**Provided records:**

--- --- ---

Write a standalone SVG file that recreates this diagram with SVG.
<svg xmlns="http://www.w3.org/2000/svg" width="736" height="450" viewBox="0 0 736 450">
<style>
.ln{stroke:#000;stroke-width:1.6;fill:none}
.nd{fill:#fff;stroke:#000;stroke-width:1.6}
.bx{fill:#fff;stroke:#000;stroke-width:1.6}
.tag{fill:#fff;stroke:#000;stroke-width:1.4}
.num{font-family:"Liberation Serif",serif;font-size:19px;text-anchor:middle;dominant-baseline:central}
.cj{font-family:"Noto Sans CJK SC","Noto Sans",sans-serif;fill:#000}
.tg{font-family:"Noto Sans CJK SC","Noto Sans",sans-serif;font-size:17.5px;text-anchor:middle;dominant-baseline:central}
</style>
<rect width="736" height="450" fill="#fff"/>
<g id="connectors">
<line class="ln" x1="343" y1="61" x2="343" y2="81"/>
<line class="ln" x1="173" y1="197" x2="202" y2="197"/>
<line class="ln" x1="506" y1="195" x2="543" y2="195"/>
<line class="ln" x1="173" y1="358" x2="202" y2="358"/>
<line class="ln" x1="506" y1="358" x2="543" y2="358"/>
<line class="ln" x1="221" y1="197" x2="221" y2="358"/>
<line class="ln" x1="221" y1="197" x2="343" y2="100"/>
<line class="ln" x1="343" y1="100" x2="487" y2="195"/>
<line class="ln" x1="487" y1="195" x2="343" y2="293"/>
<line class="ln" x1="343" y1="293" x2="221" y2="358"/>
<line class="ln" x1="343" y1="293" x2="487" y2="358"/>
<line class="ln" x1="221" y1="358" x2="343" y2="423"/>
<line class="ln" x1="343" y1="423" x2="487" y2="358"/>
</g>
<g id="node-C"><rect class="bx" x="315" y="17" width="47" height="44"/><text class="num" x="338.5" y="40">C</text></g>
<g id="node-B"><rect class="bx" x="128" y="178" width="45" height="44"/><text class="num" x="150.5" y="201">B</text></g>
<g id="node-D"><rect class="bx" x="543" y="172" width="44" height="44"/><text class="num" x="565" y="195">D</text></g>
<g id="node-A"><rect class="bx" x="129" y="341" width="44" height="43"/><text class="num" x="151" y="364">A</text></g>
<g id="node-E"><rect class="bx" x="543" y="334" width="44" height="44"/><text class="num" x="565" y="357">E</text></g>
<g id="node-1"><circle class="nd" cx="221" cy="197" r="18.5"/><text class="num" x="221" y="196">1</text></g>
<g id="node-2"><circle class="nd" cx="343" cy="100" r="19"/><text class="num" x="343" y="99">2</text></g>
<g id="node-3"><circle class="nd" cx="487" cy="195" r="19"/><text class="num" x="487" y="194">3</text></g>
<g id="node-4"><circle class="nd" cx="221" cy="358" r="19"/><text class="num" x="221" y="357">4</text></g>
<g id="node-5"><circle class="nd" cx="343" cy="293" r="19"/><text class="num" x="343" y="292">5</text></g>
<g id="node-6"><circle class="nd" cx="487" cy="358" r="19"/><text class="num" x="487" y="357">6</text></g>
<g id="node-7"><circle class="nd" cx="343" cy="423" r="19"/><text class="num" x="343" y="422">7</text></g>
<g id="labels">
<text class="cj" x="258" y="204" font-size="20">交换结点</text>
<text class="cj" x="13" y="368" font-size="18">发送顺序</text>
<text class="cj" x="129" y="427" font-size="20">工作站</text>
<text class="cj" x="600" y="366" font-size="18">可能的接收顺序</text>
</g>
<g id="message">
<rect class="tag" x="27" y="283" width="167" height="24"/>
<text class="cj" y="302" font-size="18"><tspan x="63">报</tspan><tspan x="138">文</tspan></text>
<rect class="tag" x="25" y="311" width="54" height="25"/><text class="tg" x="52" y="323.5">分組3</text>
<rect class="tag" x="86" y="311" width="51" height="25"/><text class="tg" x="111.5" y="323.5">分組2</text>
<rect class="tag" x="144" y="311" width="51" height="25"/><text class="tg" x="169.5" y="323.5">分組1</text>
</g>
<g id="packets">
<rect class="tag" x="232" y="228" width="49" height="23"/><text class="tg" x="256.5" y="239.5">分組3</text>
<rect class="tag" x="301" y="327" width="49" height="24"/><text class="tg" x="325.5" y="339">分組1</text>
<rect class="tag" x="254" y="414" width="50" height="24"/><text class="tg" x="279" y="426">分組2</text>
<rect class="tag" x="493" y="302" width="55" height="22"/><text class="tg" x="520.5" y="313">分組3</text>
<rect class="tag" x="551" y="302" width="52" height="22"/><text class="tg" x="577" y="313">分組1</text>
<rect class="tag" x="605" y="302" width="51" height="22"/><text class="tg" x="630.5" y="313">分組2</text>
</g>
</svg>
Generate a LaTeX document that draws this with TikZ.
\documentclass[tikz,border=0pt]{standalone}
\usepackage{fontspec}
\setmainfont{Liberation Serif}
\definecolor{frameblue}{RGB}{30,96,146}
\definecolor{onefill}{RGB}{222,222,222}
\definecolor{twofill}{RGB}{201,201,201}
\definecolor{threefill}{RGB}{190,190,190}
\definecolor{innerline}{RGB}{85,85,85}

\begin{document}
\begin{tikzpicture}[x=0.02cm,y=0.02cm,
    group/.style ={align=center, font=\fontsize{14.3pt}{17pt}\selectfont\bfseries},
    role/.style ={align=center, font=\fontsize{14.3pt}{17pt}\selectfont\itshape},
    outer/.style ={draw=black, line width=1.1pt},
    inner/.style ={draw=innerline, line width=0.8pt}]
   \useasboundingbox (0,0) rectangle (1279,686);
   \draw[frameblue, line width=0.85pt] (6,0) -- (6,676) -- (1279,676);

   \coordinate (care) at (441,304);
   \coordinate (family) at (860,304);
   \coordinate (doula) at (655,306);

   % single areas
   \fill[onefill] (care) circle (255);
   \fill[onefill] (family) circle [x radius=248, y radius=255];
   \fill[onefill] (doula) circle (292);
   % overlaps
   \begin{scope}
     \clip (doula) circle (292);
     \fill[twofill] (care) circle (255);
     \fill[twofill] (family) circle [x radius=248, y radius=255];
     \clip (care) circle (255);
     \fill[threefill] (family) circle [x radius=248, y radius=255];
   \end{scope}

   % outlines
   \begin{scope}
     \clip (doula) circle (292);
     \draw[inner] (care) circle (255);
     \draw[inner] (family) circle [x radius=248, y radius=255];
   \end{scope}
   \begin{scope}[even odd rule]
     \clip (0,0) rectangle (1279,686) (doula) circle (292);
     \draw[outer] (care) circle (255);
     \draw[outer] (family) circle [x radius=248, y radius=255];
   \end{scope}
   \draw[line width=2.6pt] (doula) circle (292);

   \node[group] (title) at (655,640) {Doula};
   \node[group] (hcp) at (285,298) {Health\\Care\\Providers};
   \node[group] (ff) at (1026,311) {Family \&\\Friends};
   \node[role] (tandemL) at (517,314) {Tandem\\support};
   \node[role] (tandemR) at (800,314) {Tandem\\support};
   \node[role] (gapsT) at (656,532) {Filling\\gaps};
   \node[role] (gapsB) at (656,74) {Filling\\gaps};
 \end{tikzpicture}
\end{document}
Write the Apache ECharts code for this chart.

--- --- ---

**Stated task:**
Your output shall consist solely of the lines from the line with "Generate a LaTeX" to the line with "width=2.6pt] (doula) circle (292);", reproduced exactly, both ends included.

**Answer in full:**
Generate a LaTeX document that draws this with TikZ.
\documentclass[tikz,border=0pt]{standalone}
\usepackage{fontspec}
\setmainfont{Liberation Serif}
\definecolor{frameblue}{RGB}{30,96,146}
\definecolor{onefill}{RGB}{222,222,222}
\definecolor{twofill}{RGB}{201,201,201}
\definecolor{threefill}{RGB}{190,190,190}
\definecolor{innerline}{RGB}{85,85,85}

\begin{document}
\begin{tikzpicture}[x=0.02cm,y=0.02cm,
    group/.style ={align=center, font=\fontsize{14.3pt}{17pt}\selectfont\bfseries},
    role/.style ={align=center, font=\fontsize{14.3pt}{17pt}\selectfont\itshape},
    outer/.style ={draw=black, line width=1.1pt},
    inner/.style ={draw=innerline, line width=0.8pt}]
   \useasboundingbox (0,0) rectangle (1279,686);
   \draw[frameblue, line width=0.85pt] (6,0) -- (6,676) -- (1279,676);

   \coordinate (care) at (441,304);
   \coordinate (family) at (860,304);
   \coordinate (doula) at (655,306);

   % single areas
   \fill[onefill] (care) circle (255);
   \fill[onefill] (family) circle [x radius=248, y radius=255];
   \fill[onefill] (doula) circle (292);
   % overlaps
   \begin{scope}
     \clip (doula) circle (292);
     \fill[twofill] (care) circle (255);
     \fill[twofill] (family) circle [x radius=248, y radius=255];
     \clip (care) circle (255);
     \fill[threefill] (family) circle [x radius=248, y radius=255];
   \end{scope}

   % outlines
   \begin{scope}
     \clip (doula) circle (292);
     \draw[inner] (care) circle (255);
     \draw[inner] (family) circle [x radius=248, y radius=255];
   \end{scope}
   \begin{scope}[even odd rule]
     \clip (0,0) rectangle (1279,686) (doula) circle (292);
     \draw[outer] (care) circle (255);
     \draw[outer] (family) circle [x radius=248, y radius=255];
   \end{scope}
   \draw[line width=2.6pt] (doula) circle (292);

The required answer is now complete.